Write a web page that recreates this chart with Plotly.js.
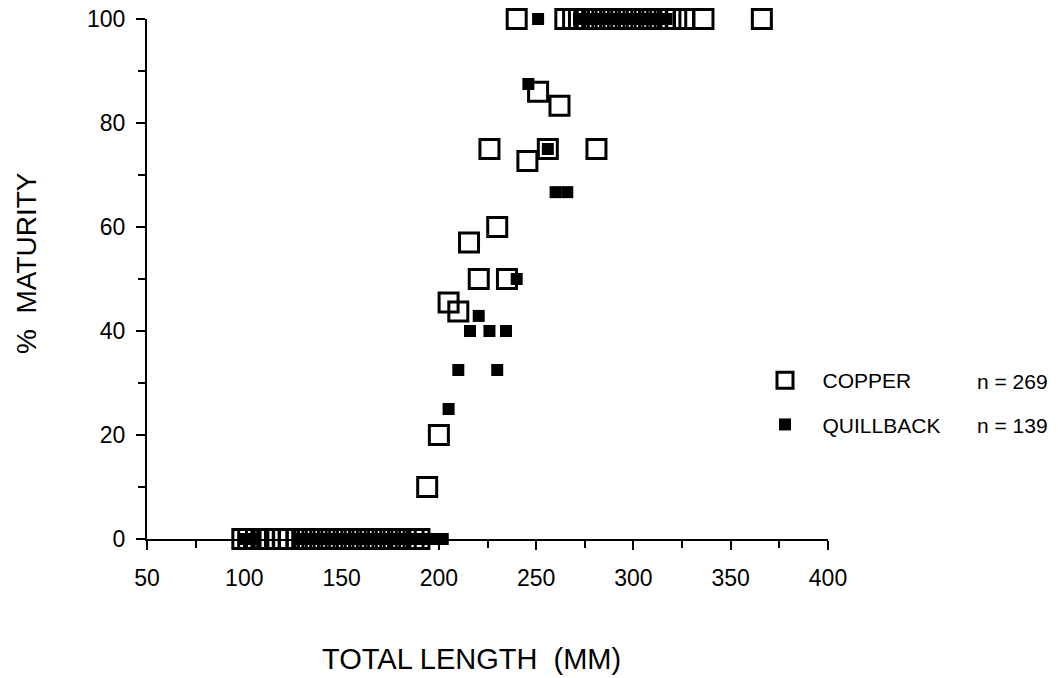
<!DOCTYPE html>
<html>
<head>
<meta charset="utf-8">
<script src="https://cdn.plot.ly/plotly-3.0.1.min.js"></script>
<style>
  html, body { margin: 0; padding: 0; background: #fff; }
  #chart { width: 1058px; height: 678px; }
</style>
</head>
<body>
<div id="chart"></div>
<script>
// ---- Data ----
// COPPER rockfish: total length (mm) vs % maturity
const copperLength = [
  99, 102, 106, 110, 113, 117, 120, 123, 127, 131, 135, 139, 143, 147, 151, 155,
  159, 163, 167, 171, 175, 179, 183, 187, 190,
  194, 200, 205, 210, 215.5, 220.5, 230, 235, 226, 245.5, 256, 251, 262, 281,
  240, 265, 269, 272, 276, 280, 284, 288, 292, 296, 300, 304, 308, 312, 316,
  319, 322, 326, 336, 366
];
const copperMaturity = [
  0, 0, 0, 0, 0, 0, 0, 0, 0, 0, 0, 0, 0, 0, 0, 0,
  0, 0, 0, 0, 0, 0, 0, 0, 0,
  10, 20, 45.5, 43.75, 57, 50, 60, 50, 75, 72.7, 75, 86, 83.3, 75,
  100, 100, 100, 100, 100, 100, 100, 100, 100, 100, 100, 100, 100, 100, 100,
  100, 100, 100, 100, 100
];
// QUILLBACK rockfish
const quillLength = [
  100, 103, 105, 128, 131, 134, 137, 140, 143, 146, 149, 152, 155, 158, 161,
  164, 167, 170, 173, 176, 179, 182, 185, 188, 191, 194, 197, 199, 202,
  205, 210, 230, 216, 226, 234.5, 220.5, 240, 256, 260, 266, 246,
  251, 272, 275, 278, 281, 284, 287, 290, 293, 296, 299, 302, 305, 308, 311, 314, 317
];
const quillMaturity = [
  0, 0, 0, 0, 0, 0, 0, 0, 0, 0, 0, 0, 0, 0, 0,
  0, 0, 0, 0, 0, 0, 0, 0, 0, 0, 0, 0, 0, 0,
  25, 32.5, 32.5, 40, 40, 40, 42.9, 50, 75, 66.7, 66.7, 87.5,
  100, 100, 100, 100, 100, 100, 100, 100, 100, 100, 100, 100, 100, 100, 100, 100, 100
];
const seriesNames = ["COPPER", "QUILLBACK"];
const sampleSizes = ["n = 269", "n = 139"];
const xTitle = "TOTAL LENGTH  (MM)";
const yTitle = "%  MATURITY";
const xTicks = [50, 100, 150, 200, 250, 300, 350, 400];
const yTicks = [0, 20, 40, 60, 80, 100];

const FONT = "'Liberation Sans', Arial, Helvetica, sans-serif";
const PAD = "\u00a0\u00a0\u00a0";

const traces = [
  {
    type: "scatter", mode: "markers", name: PAD + seriesNames[0],
    x: copperLength, y: copperMaturity, cliponaxis: false,
    marker: { symbol: "square-open", size: 19, color: "#000", line: { width: 3, color: "#000" } },
    legendgroup: "a"
  },
  {
    type: "scatter", mode: "markers", name: PAD + seriesNames[1],
    x: quillLength, y: quillMaturity, cliponaxis: false,
    marker: { symbol: "square", size: 12, color: "#000", line: { width: 0 } },
    legendgroup: "b"
  }
];

const axisCommon = {
  showline: true, linecolor: "#000", linewidth: 2,
  showgrid: false, zeroline: false,
  ticks: "outside", ticklen: 9, tickwidth: 2, tickcolor: "#000",
  tickfont: { family: FONT, size: 23, color: "#000" },
  fixedrange: true
};

const layout = {
  width: 1058, height: 678, autosize: false,
  margin: { l: 147, r: 230, t: 19, b: 139, pad: 0 },
  paper_bgcolor: "#fff", plot_bgcolor: "#fff",
  font: { family: FONT, color: "#000" },
  xaxis: Object.assign({}, axisCommon, {
    range: [50, 400], tickvals: xTicks, ticklabelstandoff: 8,
    minor: { dtick: 25, tick0: 0, ticks: "outside", ticklen: 7, tickwidth: 2, tickcolor: "#000" }
  }),
  yaxis: Object.assign({}, axisCommon, {
    range: [0, 100], tickvals: yTicks, ticklabelstandoff: 6,
    minor: { dtick: 10, tick0: 0, ticks: "outside", ticklen: 7, tickwidth: 2, tickcolor: "#000" }
  }),
  showlegend: true,
  legend: {
    x: (765 - 147) / 681, y: (539 - 360) / 520, xanchor: "left", yanchor: "top",
    font: { family: FONT, size: 21, color: "#000" },
    bgcolor: "rgba(0,0,0,0)", borderwidth: 0,
    traceorder: "grouped", tracegroupgap: 14, itemclick: false, itemdoubleclick: false
  },
  annotations: sampleSizes.map((t, i) => ({
    text: t, xref: "paper", yref: "paper",
    x: (975 - 147) / 681, y: (539 - (381 + 44 * i)) / 520,
    xanchor: "left", yanchor: "middle", showarrow: false,
    font: { family: FONT, size: 21, color: "#000" }
  })).concat([
    {
      text: xTitle, xref: "paper", yref: "paper",
      x: (471 - 147) / 681, y: (539 - 659) / 520,
      xanchor: "center", yanchor: "middle", showarrow: false,
      font: { family: FONT, size: 29, color: "#000" }
    },
    {
      text: yTitle, xref: "paper", yref: "paper", textangle: -90,
      x: (26 - 147) / 681, y: (539 - 263) / 520,
      xanchor: "center", yanchor: "middle", showarrow: false,
      font: { family: FONT, size: 28, color: "#000" }
    }
  ])
};

Plotly.newPlot("chart", traces, layout, { displayModeBar: false, staticPlot: true });
</script>
</body>
</html>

........

**Problem details**
All of the data needs repeating exactly, but the pictures do not.

**Answer below**
Write a web page that recreates this chart with Plotly.js.
<!DOCTYPE html>
<html>
<head>
<meta charset="utf-8">
<script src="https://cdn.plot.ly/plotly-3.0.1.min.js"></script>
<style>
  html, body { margin: 0; padding: 0; background: #fff; }
  #chart { width: 1058px; height: 678px; }
</style>
</head>
<body>
<div id="chart"></div>
<script>
// ---- Data ----
// COPPER rockfish: total length (mm) vs % maturity
const copperLength = [
  99, 102, 106, 110, 113, 117, 120, 123, 127, 131, 135, 139, 143, 147, 151, 155,
  159, 163, 167, 171, 175, 179, 183, 187, 190,
  194, 200, 205, 210, 215.5, 220.5, 230, 235, 226, 245.5, 256, 251, 262, 281,
  240, 265, 269, 272, 276, 280, 284, 288, 292, 296, 300, 304, 308, 312, 316,
  319, 322, 326, 336, 366
];
const copperMaturity = [
  0, 0, 0, 0, 0, 0, 0, 0, 0, 0, 0, 0, 0, 0, 0, 0,
  0, 0, 0, 0, 0, 0, 0, 0, 0,
  10, 20, 45.5, 43.75, 57, 50, 60, 50, 75, 72.7, 75, 86, 83.3, 75,
  100, 100, 100, 100, 100, 100, 100, 100, 100, 100, 100, 100, 100, 100, 100,
  100, 100, 100, 100, 100
];
// QUILLBACK rockfish
const quillLength = [
  100, 103, 105, 128, 131, 134, 137, 140, 143, 146, 149, 152, 155, 158, 161,
  164, 167, 170, 173, 176, 179, 182, 185, 188, 191, 194, 197, 199, 202,
  205, 210, 230, 216, 226, 234.5, 220.5, 240, 256, 260, 266, 246,
  251, 272, 275, 278, 281, 284, 287, 290, 293, 296, 299, 302, 305, 308, 311, 314, 317
];
const quillMaturity = [
  0, 0, 0, 0, 0, 0, 0, 0, 0, 0, 0, 0, 0, 0, 0,
  0, 0, 0, 0, 0, 0, 0, 0, 0, 0, 0, 0, 0, 0,
  25, 32.5, 32.5, 40, 40, 40, 42.9, 50, 75, 66.7, 66.7, 87.5,
  100, 100, 100, 100, 100, 100, 100, 100, 100, 100, 100, 100, 100, 100, 100, 100, 100
];
const seriesNames = ["COPPER", "QUILLBACK"];
const sampleSizes = ["n = 269", "n = 139"];
const xTitle = "TOTAL LENGTH  (MM)";
const yTitle = "%  MATURITY";
const xTicks = [50, 100, 150, 200, 250, 300, 350, 400];
const yTicks = [0, 20, 40, 60, 80, 100];

const FONT = "'Liberation Sans', Arial, Helvetica, sans-serif";
const PAD = "\u00a0\u00a0\u00a0";

const traces = [
  {
    type: "scatter", mode: "markers", name: PAD + seriesNames[0],
    x: copperLength, y: copperMaturity, cliponaxis: false,
    marker: { symbol: "square-open", size: 19, color: "#000", line: { width: 3, color: "#000" } },
    legendgroup: "a"
  },
  {
    type: "scatter", mode: "markers", name: PAD + seriesNames[1],
    x: quillLength, y: quillMaturity, cliponaxis: false,
    marker: { symbol: "square", size: 12, color: "#000", line: { width: 0 } },
    legendgroup: "b"
  }
];

const axisCommon = {
  showline: true, linecolor: "#000", linewidth: 2,
  showgrid: false, zeroline: false,
  ticks: "outside", ticklen: 9, tickwidth: 2, tickcolor: "#000",
  tickfont: { family: FONT, size: 23, color: "#000" },
  fixedrange: true
};

const layout = {
  width: 1058, height: 678, autosize: false,
  margin: { l: 147, r: 230, t: 19, b: 139, pad: 0 },
  paper_bgcolor: "#fff", plot_bgcolor: "#fff",
  font: { family: FONT, color: "#000" },
  xaxis: Object.assign({}, axisCommon, {
    range: [50, 400], tickvals: xTicks, ticklabelstandoff: 8,
    minor: { dtick: 25, tick0: 0, ticks: "outside", ticklen: 7, tickwidth: 2, tickcolor: "#000" }
  }),
  yaxis: Object.assign({}, axisCommon, {
    range: [0, 100], tickvals: yTicks, ticklabelstandoff: 6,
    minor: { dtick: 10, tick0: 0, ticks: "outside", ticklen: 7, tickwidth: 2, tickcolor: "#000" }
  }),
  showlegend: true,
  legend: {
    x: (765 - 147) / 681, y: (539 - 360) / 520, xanchor: "left", yanchor: "top",
    font: { family: FONT, size: 21, color: "#000" },
    bgcolor: "rgba(0,0,0,0)", borderwidth: 0,
    traceorder: "grouped", tracegroupgap: 14, itemclick: false, itemdoubleclick: false
  },
  annotations: sampleSizes.map((t, i) => ({
    text: t, xref: "paper", yref: "paper",
    x: (975 - 147) / 681, y: (539 - (381 + 44 * i)) / 520,
    xanchor: "left", yanchor: "middle", showarrow: false,
    font: { family: FONT, size: 21, color: "#000" }
  })).concat([
    {
      text: xTitle, xref: "paper", yref: "paper",
      x: (471 - 147) / 681, y: (539 - 659) / 520,
      xanchor: "center", yanchor: "middle", showarrow: false,
      font: { family: FONT, size: 29, color: "#000" }
    },
    {
      text: yTitle, xref: "paper", yref: "paper", textangle: -90,
      x: (26 - 147) / 681, y: (539 - 263) / 520,
      xanchor: "center", yanchor: "middle", showarrow: false,
      font: { family: FONT, size: 28, color: "#000" }
    }
  ])
};

Plotly.newPlot("chart", traces, layout, { displayModeBar: false, staticPlot: true });
</script>
</body>
</html>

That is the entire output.